* **Data lines**

((

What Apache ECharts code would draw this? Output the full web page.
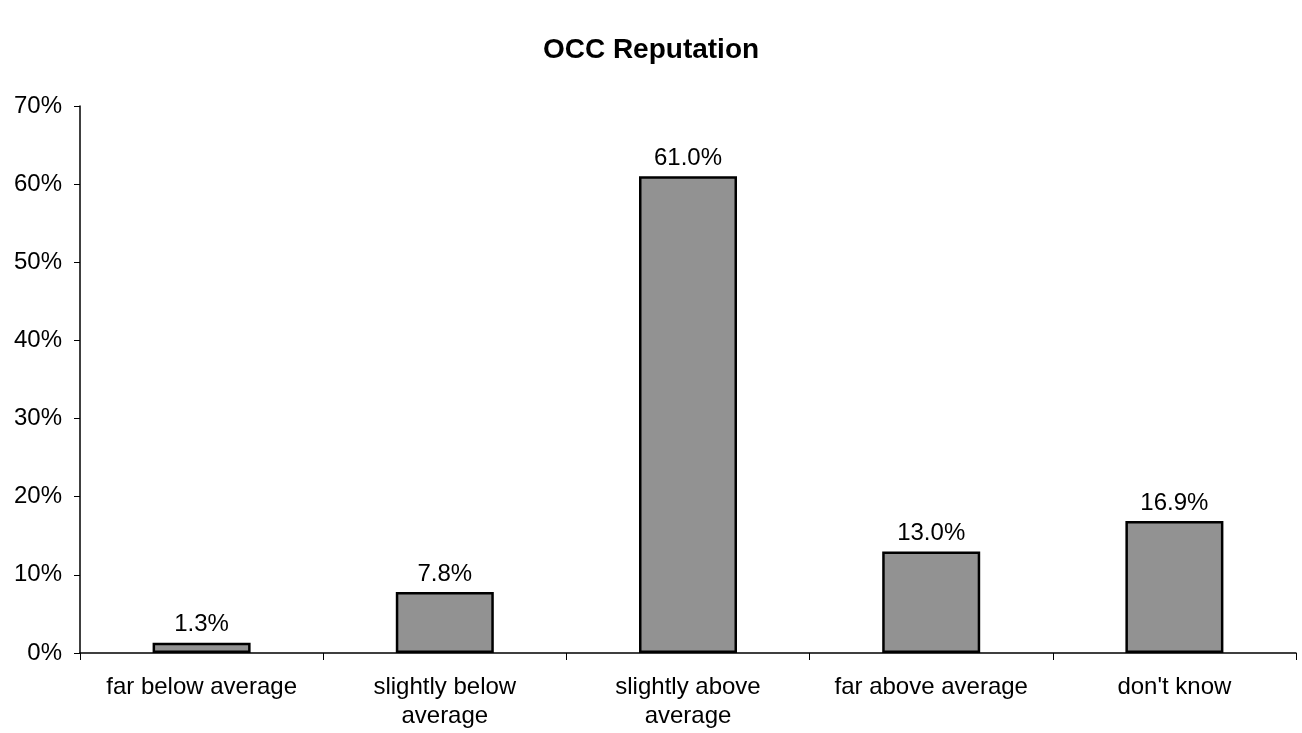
<!DOCTYPE html>
<html><head><meta charset="utf-8">
<script src="https://cdn.jsdelivr.net/npm/echarts@6/dist/echarts.min.js"></script>
<style>html,body{margin:0;padding:0;background:#fff}#c{width:1302px;height:733px}</style>
</head><body><div id="c"></div>
<script>
const categories = ["far below average", "slightly below\naverage", "slightly above\naverage", "far above average", "don't know"];
const values = [1.3, 7.8, 61.0, 13.0, 16.9];
const yTicks = [0, 10, 20, 30, 40, 50, 60, 70];

const chart = echarts.init(document.getElementById('c'));
chart.setOption({
  animation: false,
  backgroundColor: '#fff',
  title: {
    text: 'OCC Reputation', left: 'center', top: 31,
    textStyle: { fontFamily: 'Liberation Sans, Arial', fontSize: 28, fontWeight: 'bold', color: '#000' }
  },
  grid: { left: 80, right: 6, top: 106, bottom: 80 },
  xAxis: {
    type: 'category', data: categories,
    axisLine: { lineStyle: { color: '#000', width: 1.5 } },
    axisTick: { show: true, length: 7, lineStyle: { color: '#000' } },
    axisLabel: { color: '#000', fontFamily: 'Liberation Sans, Arial', fontSize: 24, margin: 20, lineHeight: 29, interval: 0 }
  },
  yAxis: {
    type: 'value', min: yTicks[0], max: yTicks[yTicks.length - 1], interval: 10,
    axisLine: { show: true, lineStyle: { color: '#000', width: 1.5 } },
    axisTick: { show: true, length: 6, lineStyle: { color: '#000' } },
    splitLine: { show: false },
    axisLabel: { color: '#000', fontFamily: 'Liberation Sans, Arial', fontSize: 24, margin: 18, formatter: v => v + '%' }
  },
  series: [{
    type: 'bar', data: values, barWidth: 98,
    itemStyle: { color: '#929292', borderColor: '#000', borderWidth: 2.5 },
    label: { show: true, position: 'top', distance: 6, color: '#000', fontFamily: 'Liberation Sans, Arial', fontSize: 24, formatter: p => p.value.toFixed(1) + '%' }
  }]
});
</script></body></html>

))

* **Short problem**
Give the data above again in full and unchanged, skipping the pictures.

* **Task answer**
What Apache ECharts code would draw this? Output the full web page.
<!DOCTYPE html>
<html><head><meta charset="utf-8">
<script src="https://cdn.jsdelivr.net/npm/echarts@6/dist/echarts.min.js"></script>
<style>html,body{margin:0;padding:0;background:#fff}#c{width:1302px;height:733px}</style>
</head><body><div id="c"></div>
<script>
const categories = ["far below average", "slightly below\naverage", "slightly above\naverage", "far above average", "don't know"];
const values = [1.3, 7.8, 61.0, 13.0, 16.9];
const yTicks = [0, 10, 20, 30, 40, 50, 60, 70];

const chart = echarts.init(document.getElementById('c'));
chart.setOption({
  animation: false,
  backgroundColor: '#fff',
  title: {
    text: 'OCC Reputation', left: 'center', top: 31,
    textStyle: { fontFamily: 'Liberation Sans, Arial', fontSize: 28, fontWeight: 'bold', color: '#000' }
  },
  grid: { left: 80, right: 6, top: 106, bottom: 80 },
  xAxis: {
    type: 'category', data: categories,
    axisLine: { lineStyle: { color: '#000', width: 1.5 } },
    axisTick: { show: true, length: 7, lineStyle: { color: '#000' } },
    axisLabel: { color: '#000', fontFamily: 'Liberation Sans, Arial', fontSize: 24, margin: 20, lineHeight: 29, interval: 0 }
  },
  yAxis: {
    type: 'value', min: yTicks[0], max: yTicks[yTicks.length - 1], interval: 10,
    axisLine: { show: true, lineStyle: { color: '#000', width: 1.5 } },
    axisTick: { show: true, length: 6, lineStyle: { color: '#000' } },
    splitLine: { show: false },
    axisLabel: { color: '#000', fontFamily: 'Liberation Sans, Arial', fontSize: 24, margin: 18, formatter: v => v + '%' }
  },
  series: [{
    type: 'bar', data: values, barWidth: 98,
    itemStyle: { color: '#929292', borderColor: '#000', borderWidth: 2.5 },
    label: { show: true, position: 'top', distance: 6, color: '#000', fontFamily: 'Liberation Sans, Arial', fontSize: 24, formatter: p => p.value.toFixed(1) + '%' }
  }]
});
</script></body></html>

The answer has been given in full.